A revelatory new take on the long-held belief that America has dominated world culture
America's global cultural impact is largely seen as one-sided, with critics claiming that it has undermined other countries' languages and traditions. But contrary to popular belief, the cultural relationship between the United States and the world has been reciprocal, says Richard Pells. The United States not only plays a large role in shaping international entertainment and tastes, it is also a consumer of foreign intellectual and artistic influences.
Pells reveals how the American artists, novelists, composers, jazz musicians, and filmmakers who were part of the Modernist movement were greatly influenced by outside ideas and techniques. People across the globe found familiarities in American entertainment, resulting in a universal culture that has dominated the twentieth and twenty-first centuries and fulfilled the aim of the Modernist movement—to make the modern world seem more intelligible.

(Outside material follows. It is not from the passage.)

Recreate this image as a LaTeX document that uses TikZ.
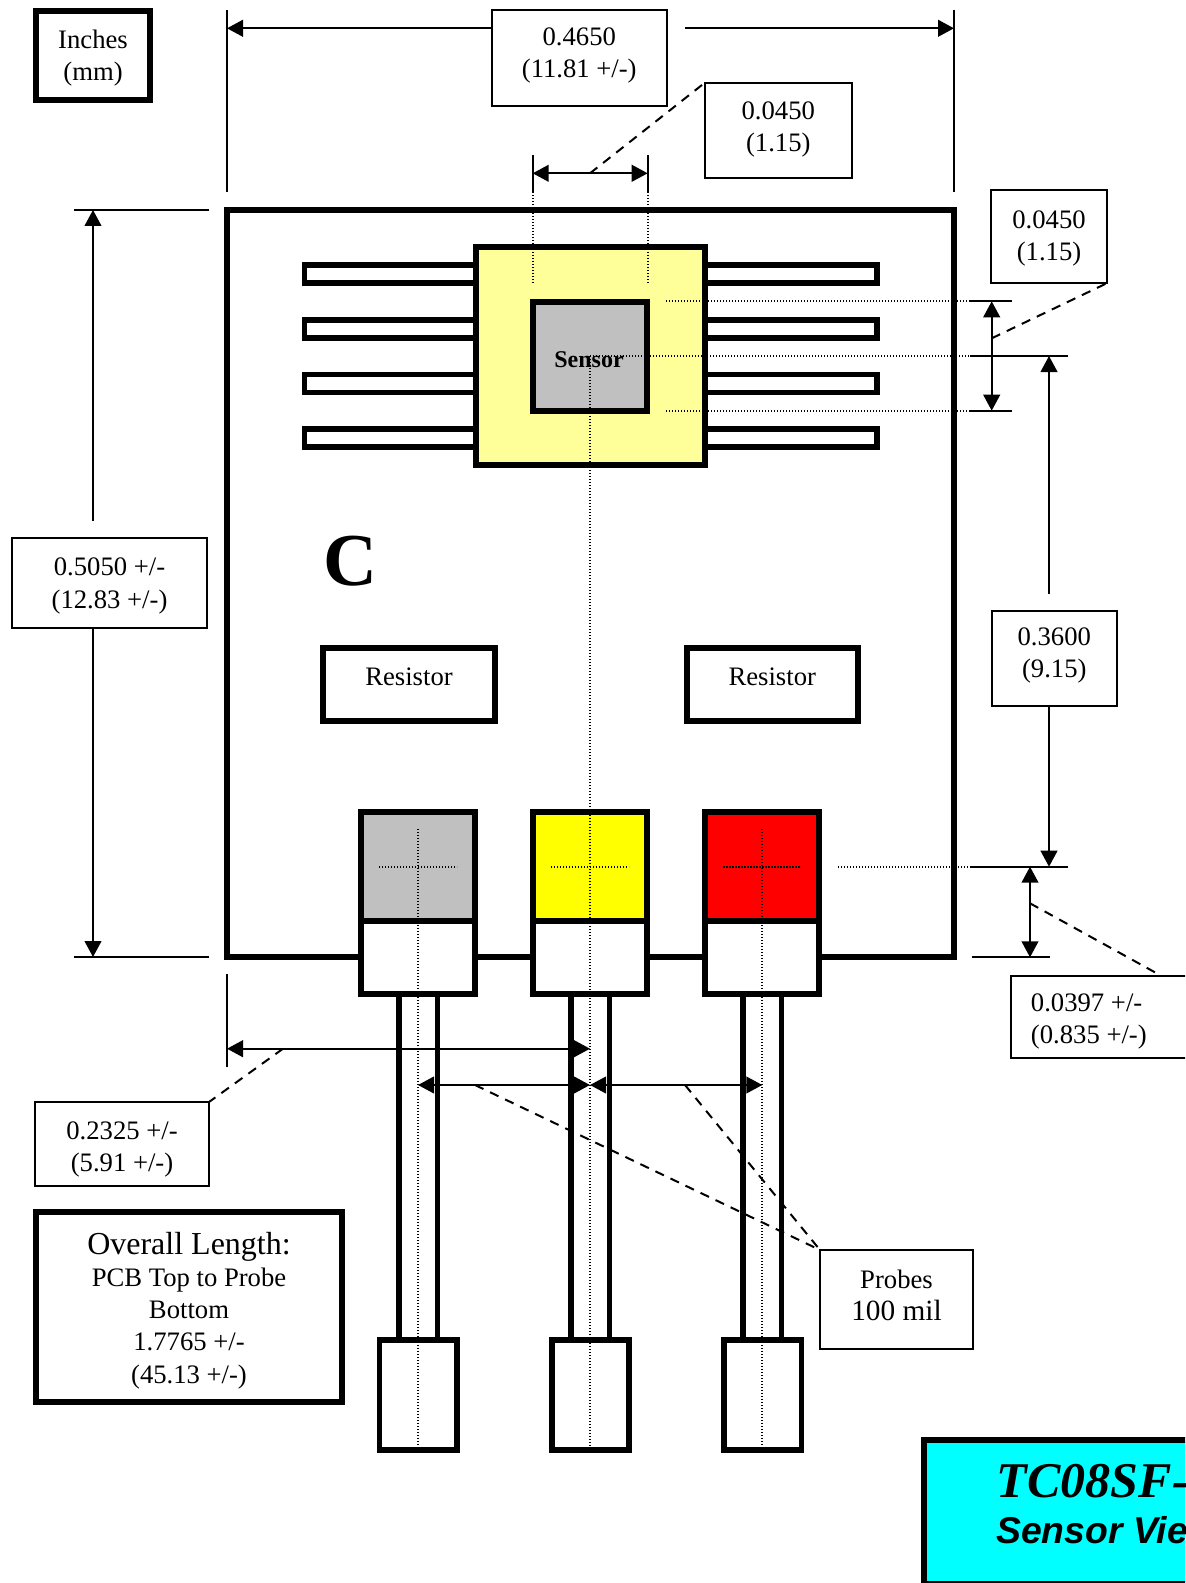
\documentclass[tikz,border=0pt]{standalone}
\usepackage{fontspec}
\setmainfont{Liberation Serif}
\newfontfamily\arialf{Liberation Sans}
\usetikzlibrary{arrows.meta}
\definecolor{chipy}{HTML}{FFFF99}
\definecolor{greyf}{HTML}{C0C0C0}
\definecolor{pureyellow}{HTML}{FFFF00}
\definecolor{purered}{HTML}{FF0000}
\definecolor{purecyan}{HTML}{00FFFF}
\tikzset{
  thick box/.style={draw=black,line width=4.5pt,fill=white},
  thin box/.style={draw=black,line width=1.5pt,fill=white},
  pinbox/.style={draw=black,line width=4pt,fill=white},
  dim/.style={line width=1.6pt,{Triangle[length=12pt,width=12.5pt]}-{Triangle[length=12pt,width=12.5pt]}},
  dimone/.style={line width=1.6pt,-{Triangle[length=12pt,width=12.5pt]}},
  ext/.style={line width=1.3pt},
  dots/.style={line width=1.4pt,dash pattern=on 1.1pt off 1.15pt},
  leader/.style={line width=1.5pt,dash pattern=on 7pt off 5.5pt},
  probeline/.style={line width=4pt},
}
\newcommand{\bx}[7]{%
  \pgfmathsetmacro\cxx{(#3+#5)/2}\pgfmathsetmacro\cyy{(#4+#6)/2}%
  \pgfmathsetmacro\www{(#5-#3)*.75}\pgfmathsetmacro\hhh{(#6-#4)*.75}%
  \node[#2,minimum width=\www pt,minimum height=\hhh pt,inner sep=0pt,outer sep=0pt] (#1) at (\cxx,\cyy) {#7};}
\newcommand{\tl}[2]{\smash{\raisebox{#1}{\fontsize{20}{24.2}\selectfont\begin{tabular}{@{}c@{}}#2\end{tabular}}}}
\begin{document}
\begin{tikzpicture}[x=0.75pt,y=-0.75pt]
\useasboundingbox (0,0) rectangle (1185,1583);
\clip (0,0) rectangle (1185,1583);
% PCB
\bx{pcb}{thick box}{227}{210}{954}{957}{}
% pins
\foreach \n/\t in {1/265,2/320,3/374.3,4/429}{
  \pgfmathsetmacro\bb{\t+18}
  \bx{pl\n}{pinbox}{304.5}{\t}{480}{\bb}{}
  \bx{pr\n}{pinbox}{700}{\t}{877}{\bb}{}
}
% chip and sensor
\bx{chip}{thick box,fill=chipy}{475.7}{247}{704.7}{465}{}
\bx{sensor}{thick box,fill=greyf}{533}{302}{647}{410.5}{}
% resistors
\bx{res1}{thick box}{323}{648}{495}{721}{\tl{-1pt}{Resistor}}
\bx{res2}{thick box}{686.5}{648}{858}{721}{\tl{-1pt}{Resistor}}
% C
\node[font=\bfseries\fontsize{56}{56}\selectfont,anchor=base,inner sep=0pt] (cmark) at (350,585) {C};
% probes
\foreach \n/\a/\b/\c/\d in {1/399/437.3/379.5/457,2/571/609.3/552/629,3/743/781.3/724/801.5}{
  \coordinate (pa\n) at (\a,994); \coordinate (pb\n) at (\b,994);
  \coordinate (qa\n) at (\a,1340); \coordinate (qb\n) at (\b,1340);
  \draw[probeline] (pa\n) -- (qa\n);
  \draw[probeline] (pb\n) -- (qb\n);
  \bx{tip\n}{pinbox}{\c}{1340}{\d}{1450}{}
}
% terminals
\bx{ta1}{thick box,fill=greyf}{361.3}{812}{474.7}{920.7}{}
\bx{tb1}{thick box}{361.3}{920.7}{474.7}{994}{}
\bx{ta2}{thick box,fill=pureyellow}{533}{812}{647}{920.7}{}
\bx{tb2}{thick box}{533}{920.7}{647}{994}{}
\bx{ta3}{thick box,fill=purered}{705.3}{812}{819.3}{920.7}{}
\bx{tb3}{thick box}{705.3}{920.7}{819.3}{994}{}
% dotted centre lines
\foreach \n/\x in {1/418,2/590,3/762.3}{
  \pgfmathsetmacro\xa{\x-39}\pgfmathsetmacro\xb{\x+39}
  \coordinate (cl\n) at (\xa,866.7); \coordinate (cr\n) at (\xb,866.7);
  \draw[dots] (cl\n) -- (cr\n);
}
\draw[dots] (418,829) -- (418,1450);
\draw[dots] (762.3,829) -- (762.3,1450);
\coordinate (scen) at (590,356);
\draw[dots] (scen) -- (590,1450);
\coordinate (e1) at (970,301.3); \coordinate (e2) at (970,356); \coordinate (e3) at (970,410.7); \coordinate (e4) at (970,866.7);
\draw[dots] (666,301.3) -- (e1);
\draw[dots] (scen) -- (e2);
\draw[dots] (666,410.7) -- (e3);
\draw[dots] (838,866.7) -- (e4);
\node[font=\bfseries\fontsize{18}{18}\selectfont,anchor=base,inner sep=0pt] (senslabel) at (589,367.7) {Sensor};
% top dimension
\bx{inch}{thick box}{36}{11}{150}{100}{\tl{-7pt}{Inches\\(mm)}}
\bx{d4650}{thin box}{491.5}{10}{667}{106}{\tl{-3pt}{0.4650\\(11.81 +/-)}}
\coordinate (tl) at (227,28.3); \coordinate (tr) at (954,28.3);
\draw[ext] (227,10) -- (227,192);
\draw[ext] (954,10) -- (954,192);
\draw[dimone] (d4650.west |- tl) -- (tl);
\draw[dimone] (685,28.3) -- (tr);
% sensor width
\bx{d0450a}{thin box}{704.5}{83}{852}{178}{\tl{-4pt}{0.0450\\(1.15)}}
\coordinate (sl) at (532.7,173.3); \coordinate (sr) at (647.7,173.3); \coordinate (sm) at (590,173.3);
\draw[ext] (532.7,155) -- (532.7,192);
\draw[ext] (647.7,155) -- (647.7,192);
\draw[dots] (532.7,192) -- (532.7,284);
\draw[dots] (647.7,192) -- (647.7,284);
\draw[dim] (sl) -- (sr);
\draw[leader] (sm) -- (d0450a.north west);
% right dimensions
\bx{d0450b}{thin box}{991.3}{190}{1106.7}{283.3}{\tl{-6.5pt}{0.0450\\(1.15)}}
\draw[ext] (e1) -- (1011.7,301.3);
\draw[ext] (e2) -- (1068.3,356);
\draw[ext] (e3) -- (1011.7,410.7);
\coordinate (a1) at (991.7,301.3); \coordinate (a2) at (991.7,410.7); \coordinate (a3) at (991.7,338.3);
\draw[dim] (a1) -- (a2);
\draw[leader] (a3) -- (d0450b.south east);
\bx{d3600}{thin box}{992}{610.6}{1116.5}{705.5}{\tl{-3pt}{0.3600\\(9.15)}}
\draw[ext] (e4) -- (1068.3,866.7);
\coordinate (b1) at (1049,356); \coordinate (b2) at (1049,866.7);
\draw[dimone] (1049,593.5) -- (b1);
\draw[dimone] (d3600.south -| b2) -- (b2);
\coordinate (c1) at (1030,866.7); \coordinate (c2) at (1030,957.3); \coordinate (c3) at (1030,903.3);
\draw[ext] (972,957.3) -- (1050,957.3);
\draw[dim] (c1) -- (c2);
\bx{d0397}{thin box}{1010.7}{975.7}{1210}{1057.7}{}
\node[anchor=base west,inner sep=0pt,align=left,font=\fontsize{20}{24.2}\selectfont] (t0397) at (1030.7,1043.5) {0.0397 +/-\\(0.835 +/-)};
\draw[leader] (c3) -- (1158,974);
% left dimension
\bx{d5050}{thin box}{12}{538}{207}{628}{\tl{-7pt}{0.5050 +/-\\(12.83 +/-)}}
\draw[ext] (73.7,210) -- (209,210);
\draw[ext] (73.7,957) -- (209,957);
\coordinate (l1) at (93,210); \coordinate (l2) at (93,957);
\draw[dimone] (93,521) -- (l1);
\draw[dimone] (d5050.south -| l2) -- (l2);
% bottom dimensions
\draw[ext] (227,974) -- (227,1067);
\coordinate (m1) at (227,1048.7); \coordinate (m2) at (590,1048.7); \coordinate (m3) at (283,1048.7);
\draw[dim] (m1) -- (m2);
\bx{d2325}{thin box}{35}{1102}{209}{1186}{\tl{-9pt}{0.2325 +/-\\(5.91 +/-)}}
\draw[leader] (m3) -- (d2325.north east);
\coordinate (n1) at (418,1085); \coordinate (n2) at (590,1085); \coordinate (n3) at (762.3,1085);
\draw[dim] (n1) -- (n2);
\draw[dim] (n2) -- (n3);
\bx{dprobes}{thin box}{820}{1250}{973}{1348.5}{\tl{-4pt}{Probes\\\fontsize{22}{24.2}\selectfont 100 mil}}
\coordinate (o1) at (475,1085); \coordinate (o2) at (685,1085);
\draw[leader] (o1) -- (dprobes.north west);
\draw[leader] (o2) -- (dprobes.north west);
% overall
\bx{overall}{thick box}{36}{1212}{342}{1402}{\tl{-9pt}{\fontsize{24}{24.2}\selectfont Overall Length:\\PCB Top to Probe\\Bottom\\1.7765 +/-\\(45.13 +/-)}}
% title
\bx{title}{thick box,fill=purecyan}{923.7}{1440}{1300}{1584}{}
\node[anchor=base west,inner sep=0pt,font=\bfseries\itshape\fontsize{37.5}{40}\selectfont] (t1) at (996.7,1497.7) {TC08SF-V};
\node[anchor=base west,inner sep=0pt,font=\arialf\bfseries\itshape\fontsize{28}{30}\selectfont] (t2) at (996,1543) {Sensor View};
\end{tikzpicture}
\end{document}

Modernist America brilliantly explains why George Gershwin's music, Cole Porter's lyrics, Jackson Pollock's paintings, Bob Fosse's choreography, Marlon Brando's acting, and Orson Welles's storytelling were so influential, and why these and other artists and entertainers simultaneously represent both an American and a modern global culture.
Richard Pells is professor of history emeritus at the University of Texas at Austin. He lives in Austin, TX.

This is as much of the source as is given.